Ahhh, but portions of the profit that employers make off of their employees labor goes to federal unemployment insurance, rather than say, the company coffers or into the employees paychecks.
And employers who consistently pay the state unemployment tax can get a credit of up to 5.4 percent, independent of the tax rate they pay to the state.
can you link to this please?
So if I'm working 5 or six years for a company and get laid off, an extension to my unemployment insurance isn't out of the question or breaking the bank.
Costs are Truly Shared by Federal and State Government
Operating as a federal-state partnership, UC is based on federal law, but administered by the states.
The UC program is unique among U.S. social insurance programs in that it is funded almost totally by either federal or state taxes paid by employers.
Currently, employers pay federal unemployment taxes of 6.2 percent on the first $7,000 earned by each of their employees during a calendar year. These federal taxes are used to cover the costs of administering the UC programs in all states. In addition, the federal UC taxes pay one-half of the cost of extended unemployment benefits (during periods of high unemployment) and provide for a fund from which states may borrow, if necessary, to pay benefits.
State UC tax rates vary from state-to-state. State UC taxes may be used only to pay benefits to unemployed workers. The state UC tax rate paid by employers is based on the state's current unemployment rate.
As their unemployment rates go up, the states are required by federal law to raise the UC tax rate paid by employers.
Almost all wage and salary workers are now covered by the federal-state UC program. Railroad workers are covered by a separate federal program. Ex-service members with recent service in the Armed Forces and civilian federal employees are covered by a federal program, with the states paying benefits from federal funds as agents of the federal government.

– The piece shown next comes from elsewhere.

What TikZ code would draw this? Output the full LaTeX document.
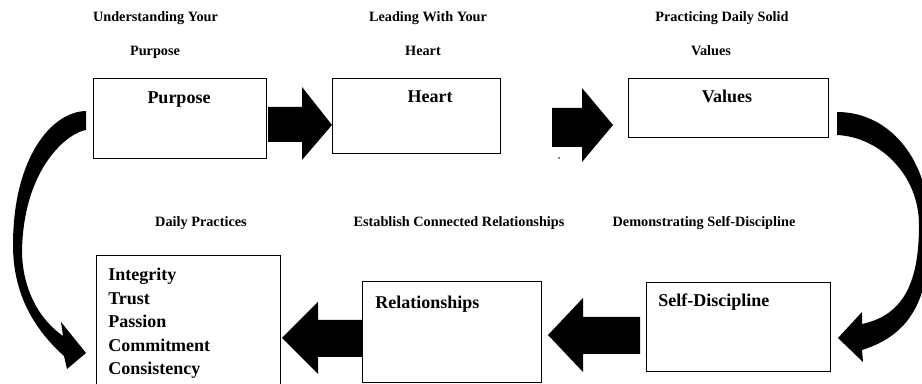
\documentclass[tikz,border=0pt]{standalone}
\usepackage{fontspec}
\setmainfont{Liberation Serif}
\usetikzlibrary{fit}
\begin{document}
\begin{tikzpicture}[x=0.75pt,y=-0.75pt,
  box/.style={draw=black, line width=0.75pt, inner sep=0pt},
  hdr/.style={font=\fontsize{10.7}{12}\selectfont\bfseries, inner sep=0pt, anchor=base},
  lab/.style={font=\fontsize{13.5}{15}\selectfont\bfseries, inner sep=0pt, anchor=base},
  labw/.style={lab, anchor=base west},
  blk/.style={fill=black}]
\useasboundingbox (0,0) rectangle (922,384);
\fill[white] (0,0) rectangle (922,384);

% boxes
\node[box, fit={(93,79) (266,159)}] (purpose) {};
\node[box, fit={(332,79) (500,154)}] (heart) {};
\node[box, fit={(628,79) (828,138)}] (values) {};
\node[box, fit={(96,256) (280,395)}] (daily) {};
\node[box, fit={(362,282) (541,383)}] (rel) {};
\node[box, fit={(646,283) (830,372)}] (self) {};

% headers
\node[hdr] (h1a) at (155.5,22) {Understanding Your};
\node[hdr] (h1b) at (155,56) {Purpose};
\node[hdr] (h2a) at (428,22) {Leading With Your};
\node[hdr] (h2b) at (423,56) {Heart};
\node[hdr] (h3a) at (722,22) {Practicing Daily Solid};
\node[hdr] (h3b) at (711,56) {Values};
\node[hdr] (h4) at (201,227) {Daily Practices};
\node[hdr] (h5) at (459,227) {Establish Connected Relationships};
\node[hdr] (h6) at (704,227) {Demonstrating Self-Discipline};

% box labels
\node[lab] (lp) at (179,103.5) {Purpose};
\node[lab] (lh) at (430,102.5) {Heart};
\node[lab] (lv) at (727,103) {Values};
\node[labw] (lr) at (375,309) {Relationships};
\node[labw] (ls) at (658,307) {Self-Discipline};
\node[labw] (l1) at (108,281) {Integrity};
\node[labw] (l2) at (108,305) {Trust};
\node[labw] (l3) at (108,328) {Passion};
\node[labw] (l4) at (108,352) {Commitment};
\node[labw] (l5) at (108,375) {Consistency};

% stray dot
\node[circle, fill=black, inner sep=0.5pt] (dot) at (559,158) {};

% block arrows
\fill[blk] (268,107) -- (302,107) -- (302,87) -- (332,125) -- (302,160) -- (302,142) -- (268,142) -- cycle;
\fill[blk] (552,108) -- (582,108) -- (582,88) -- (613,125) -- (582,162) -- (582,147) -- (552,147) -- cycle;
\fill[blk] (362,320) -- (318,320) -- (318,302) -- (282,338) -- (318,374) -- (318,357) -- (362,357) -- cycle;
\fill[blk] (640,317) -- (583,317) -- (583,298) -- (548,335) -- (583,372) -- (583,354) -- (640,354) -- cycle;

% left curved arrow
\fill[blk] (86,111) .. controls (50,112) and (13,160) .. (13,245)
  .. controls (13,295) and (35,330) .. (64,356)
  -- (67,369) -- (86,353) -- (61,322) -- (63,336)
  .. controls (40,320) and (22,290) .. (22,250)
  .. controls (24,165) and (70,132) .. (86,130) -- cycle;

% right curved arrow
\fill[blk] (837,112) .. controls (890,112) and (930,160) .. (930,230)
  .. controls (930,300) and (910,335) .. (862,350)
  -- (863,362) -- (838,338) -- (862,312) -- (862,324)
  .. controls (905,315) and (919,280) .. (919,225)
  .. controls (919,175) and (880,137) .. (837,135) -- cycle;
\end{tikzpicture}
\end{document}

Unemployment Benefits: A Federal-State Lifeline for the Unemployed
It really doesn't matter you could say 10 years. the point is what you are being paid bi weekly in UC as compared to the employer contributions based on the 6.2% of 7K of your salary over the years. It appears the employers are pretty much on the hook for it all and in some states as I noted their rates go up if unemployment goes higher than the states established benchmark, which is a sure bet now I would imagine in this economy as seen below.
as far as your
judgment that you are not "breaking the bank" or additional benefits is "out of the question" seems to be problematic.

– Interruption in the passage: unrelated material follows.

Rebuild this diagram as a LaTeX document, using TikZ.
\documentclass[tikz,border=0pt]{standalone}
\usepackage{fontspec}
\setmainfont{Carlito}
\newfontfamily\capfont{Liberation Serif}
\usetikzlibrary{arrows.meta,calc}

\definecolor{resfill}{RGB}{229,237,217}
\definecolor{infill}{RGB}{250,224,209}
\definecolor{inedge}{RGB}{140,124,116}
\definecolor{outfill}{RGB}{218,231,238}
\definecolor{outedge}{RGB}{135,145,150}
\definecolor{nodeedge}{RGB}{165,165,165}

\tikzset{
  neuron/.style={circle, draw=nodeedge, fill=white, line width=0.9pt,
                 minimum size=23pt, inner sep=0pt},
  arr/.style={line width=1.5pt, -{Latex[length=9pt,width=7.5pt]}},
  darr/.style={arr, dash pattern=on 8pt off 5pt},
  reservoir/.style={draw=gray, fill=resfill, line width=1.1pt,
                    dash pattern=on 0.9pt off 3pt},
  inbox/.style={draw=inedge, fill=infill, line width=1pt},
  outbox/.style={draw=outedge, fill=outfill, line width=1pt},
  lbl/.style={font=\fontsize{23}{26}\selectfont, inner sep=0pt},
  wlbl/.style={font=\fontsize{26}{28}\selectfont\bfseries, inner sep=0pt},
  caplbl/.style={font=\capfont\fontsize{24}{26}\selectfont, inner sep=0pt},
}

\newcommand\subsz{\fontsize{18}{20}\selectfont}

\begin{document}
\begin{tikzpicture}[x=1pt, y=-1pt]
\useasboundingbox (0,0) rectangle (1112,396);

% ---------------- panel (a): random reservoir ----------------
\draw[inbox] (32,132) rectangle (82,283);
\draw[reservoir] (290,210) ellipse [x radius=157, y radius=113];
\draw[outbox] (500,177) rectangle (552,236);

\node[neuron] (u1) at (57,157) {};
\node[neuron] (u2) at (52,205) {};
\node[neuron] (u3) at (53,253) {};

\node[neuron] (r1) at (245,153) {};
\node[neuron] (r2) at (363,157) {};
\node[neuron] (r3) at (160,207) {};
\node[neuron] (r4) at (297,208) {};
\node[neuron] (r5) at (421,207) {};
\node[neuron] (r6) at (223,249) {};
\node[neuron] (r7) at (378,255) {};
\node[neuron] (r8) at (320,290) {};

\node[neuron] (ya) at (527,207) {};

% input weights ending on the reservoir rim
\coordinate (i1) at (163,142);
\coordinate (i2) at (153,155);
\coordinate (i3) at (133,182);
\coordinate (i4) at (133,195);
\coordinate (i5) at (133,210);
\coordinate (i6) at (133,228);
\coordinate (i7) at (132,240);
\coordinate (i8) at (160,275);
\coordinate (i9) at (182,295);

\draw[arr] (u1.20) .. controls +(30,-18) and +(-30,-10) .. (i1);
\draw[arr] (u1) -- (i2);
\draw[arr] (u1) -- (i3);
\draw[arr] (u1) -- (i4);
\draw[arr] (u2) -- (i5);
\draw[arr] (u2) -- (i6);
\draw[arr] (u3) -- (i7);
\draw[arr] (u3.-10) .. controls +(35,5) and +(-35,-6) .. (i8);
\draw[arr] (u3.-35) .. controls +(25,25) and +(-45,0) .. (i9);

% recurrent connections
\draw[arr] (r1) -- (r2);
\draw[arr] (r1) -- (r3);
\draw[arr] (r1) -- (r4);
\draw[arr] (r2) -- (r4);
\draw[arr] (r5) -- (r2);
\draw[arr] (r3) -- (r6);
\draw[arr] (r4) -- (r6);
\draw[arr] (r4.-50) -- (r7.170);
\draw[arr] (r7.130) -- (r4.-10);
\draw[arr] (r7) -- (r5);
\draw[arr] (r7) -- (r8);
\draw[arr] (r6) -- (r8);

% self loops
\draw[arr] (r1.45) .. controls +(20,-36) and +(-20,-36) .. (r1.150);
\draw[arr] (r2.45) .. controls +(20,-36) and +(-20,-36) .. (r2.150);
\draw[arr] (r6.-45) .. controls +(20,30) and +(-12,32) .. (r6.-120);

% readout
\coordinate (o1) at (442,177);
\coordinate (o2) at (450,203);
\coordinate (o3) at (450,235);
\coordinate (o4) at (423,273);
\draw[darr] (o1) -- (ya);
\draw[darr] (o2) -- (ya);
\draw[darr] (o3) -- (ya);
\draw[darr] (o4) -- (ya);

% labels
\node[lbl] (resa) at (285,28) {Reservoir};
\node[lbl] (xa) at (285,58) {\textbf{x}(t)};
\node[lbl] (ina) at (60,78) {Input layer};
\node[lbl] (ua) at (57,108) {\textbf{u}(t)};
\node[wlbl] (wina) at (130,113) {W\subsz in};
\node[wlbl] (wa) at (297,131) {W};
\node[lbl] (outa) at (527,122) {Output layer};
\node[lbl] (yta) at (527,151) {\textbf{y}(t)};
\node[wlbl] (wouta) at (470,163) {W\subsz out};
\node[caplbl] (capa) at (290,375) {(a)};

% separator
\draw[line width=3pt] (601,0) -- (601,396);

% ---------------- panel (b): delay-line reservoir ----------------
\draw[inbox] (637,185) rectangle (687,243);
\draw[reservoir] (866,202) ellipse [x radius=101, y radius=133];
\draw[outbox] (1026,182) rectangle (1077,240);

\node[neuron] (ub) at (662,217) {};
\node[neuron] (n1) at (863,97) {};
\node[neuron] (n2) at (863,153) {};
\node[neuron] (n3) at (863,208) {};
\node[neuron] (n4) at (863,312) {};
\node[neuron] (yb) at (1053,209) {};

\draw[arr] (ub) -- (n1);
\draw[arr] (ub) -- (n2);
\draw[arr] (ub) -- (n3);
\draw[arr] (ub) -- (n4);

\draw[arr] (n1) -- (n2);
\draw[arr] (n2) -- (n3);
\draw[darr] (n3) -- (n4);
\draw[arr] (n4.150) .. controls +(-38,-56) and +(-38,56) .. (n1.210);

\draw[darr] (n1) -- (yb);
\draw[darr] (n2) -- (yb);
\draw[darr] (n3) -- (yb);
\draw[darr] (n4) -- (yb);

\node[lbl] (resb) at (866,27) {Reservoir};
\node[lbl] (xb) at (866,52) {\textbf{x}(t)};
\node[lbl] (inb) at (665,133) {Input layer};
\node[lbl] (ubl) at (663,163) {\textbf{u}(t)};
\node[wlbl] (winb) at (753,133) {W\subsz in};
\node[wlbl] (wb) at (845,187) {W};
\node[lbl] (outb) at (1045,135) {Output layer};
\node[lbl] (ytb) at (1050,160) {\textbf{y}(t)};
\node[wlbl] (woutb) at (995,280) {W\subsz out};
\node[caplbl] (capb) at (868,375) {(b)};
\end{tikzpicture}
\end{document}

Unemployment taxes slam businesses
By Tami Luhby, senior writer
February 9, 2010: 10:48 AM ET
NEW YORK (CNNMoney.com) -- Employers are getting hit with a massive tax hike at a time when they can least afford it.
Companies in at least 35 states will have to fork over more in unemployment insurance taxes this year, according to the National Association of State Workforce Agencies.

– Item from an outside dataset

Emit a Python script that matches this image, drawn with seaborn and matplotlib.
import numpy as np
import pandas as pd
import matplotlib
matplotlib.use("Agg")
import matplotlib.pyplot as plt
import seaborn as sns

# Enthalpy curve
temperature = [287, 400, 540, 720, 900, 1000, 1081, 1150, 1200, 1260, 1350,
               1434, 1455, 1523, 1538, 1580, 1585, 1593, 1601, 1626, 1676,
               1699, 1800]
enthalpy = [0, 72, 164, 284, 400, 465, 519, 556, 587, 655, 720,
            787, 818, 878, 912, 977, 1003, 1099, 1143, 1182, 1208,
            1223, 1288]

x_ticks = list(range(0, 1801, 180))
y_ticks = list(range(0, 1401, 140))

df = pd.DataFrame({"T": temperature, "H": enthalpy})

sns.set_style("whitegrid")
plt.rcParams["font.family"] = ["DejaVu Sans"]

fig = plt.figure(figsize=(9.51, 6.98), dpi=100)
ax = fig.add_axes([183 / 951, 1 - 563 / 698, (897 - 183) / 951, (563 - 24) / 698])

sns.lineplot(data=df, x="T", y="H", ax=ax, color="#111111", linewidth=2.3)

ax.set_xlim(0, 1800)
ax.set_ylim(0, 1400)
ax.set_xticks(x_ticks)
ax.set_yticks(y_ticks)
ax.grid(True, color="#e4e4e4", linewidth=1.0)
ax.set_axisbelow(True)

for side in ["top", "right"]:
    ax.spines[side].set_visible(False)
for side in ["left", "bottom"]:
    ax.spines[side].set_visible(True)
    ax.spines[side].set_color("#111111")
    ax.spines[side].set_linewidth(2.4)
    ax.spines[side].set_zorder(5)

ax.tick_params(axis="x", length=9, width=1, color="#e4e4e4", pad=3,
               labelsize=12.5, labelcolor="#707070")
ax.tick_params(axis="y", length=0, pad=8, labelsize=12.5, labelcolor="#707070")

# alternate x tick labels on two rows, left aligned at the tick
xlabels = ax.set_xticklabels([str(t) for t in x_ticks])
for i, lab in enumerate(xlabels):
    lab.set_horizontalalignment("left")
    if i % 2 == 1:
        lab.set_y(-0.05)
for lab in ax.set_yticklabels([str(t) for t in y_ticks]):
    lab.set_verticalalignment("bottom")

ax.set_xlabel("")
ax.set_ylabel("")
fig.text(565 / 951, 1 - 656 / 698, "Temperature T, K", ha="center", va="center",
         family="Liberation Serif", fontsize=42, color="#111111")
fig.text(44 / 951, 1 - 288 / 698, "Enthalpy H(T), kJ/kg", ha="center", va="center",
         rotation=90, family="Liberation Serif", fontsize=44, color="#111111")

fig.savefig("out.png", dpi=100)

The median increase will be 27.5%. And employers in places such as Hawaii and Florida could see levies skyrocket more than ten-fold.
Many of these hikes happened automatically as prolonged joblessness triggered state laws governing their unemployment insurance systems. But at least seven states voted to raise their taxable wage bases, the level of income subject to unemployment tax. And another 10 are looking at upping the wage bases or tax rates.
The states are scrambling to restore their unemployment insurance trust funds, which cover claims.
State trust funds have been decimated by the Great Recession, forcing a record 26 states to borrow a total of more than $30 billion from the federal government. The numbers are expected to grow to 40 states borrowing $90 billion by 2012, said George Wentworth, policy analyst at the National Employment Law Project.
"States are going to be facing higher unemployment tax rates for some period of time," Wentworth said.
In addition, employers pay federal unemployment taxes. If states don't repay their federal loans, businesses could see their federal tax go up as well in coming years, said Rich Hobbie, executive director of the National Association of State Workforce Agencies.
Higher taxes, however, dampen employers' ability to hire new workers, crimping any nascent economic recovery. Companies pay taxes on each employee on the payroll.
"There's no doubt it discourages hiring," said Douglas Holmes, president of UWC-Strategic Services on Unemployment and Workers' Compensation, an employers' trade group. "In fact, it leads to increased unemployment."
Cognizant of this, some states are looking to soften the blow through legislation that would delay the hikes.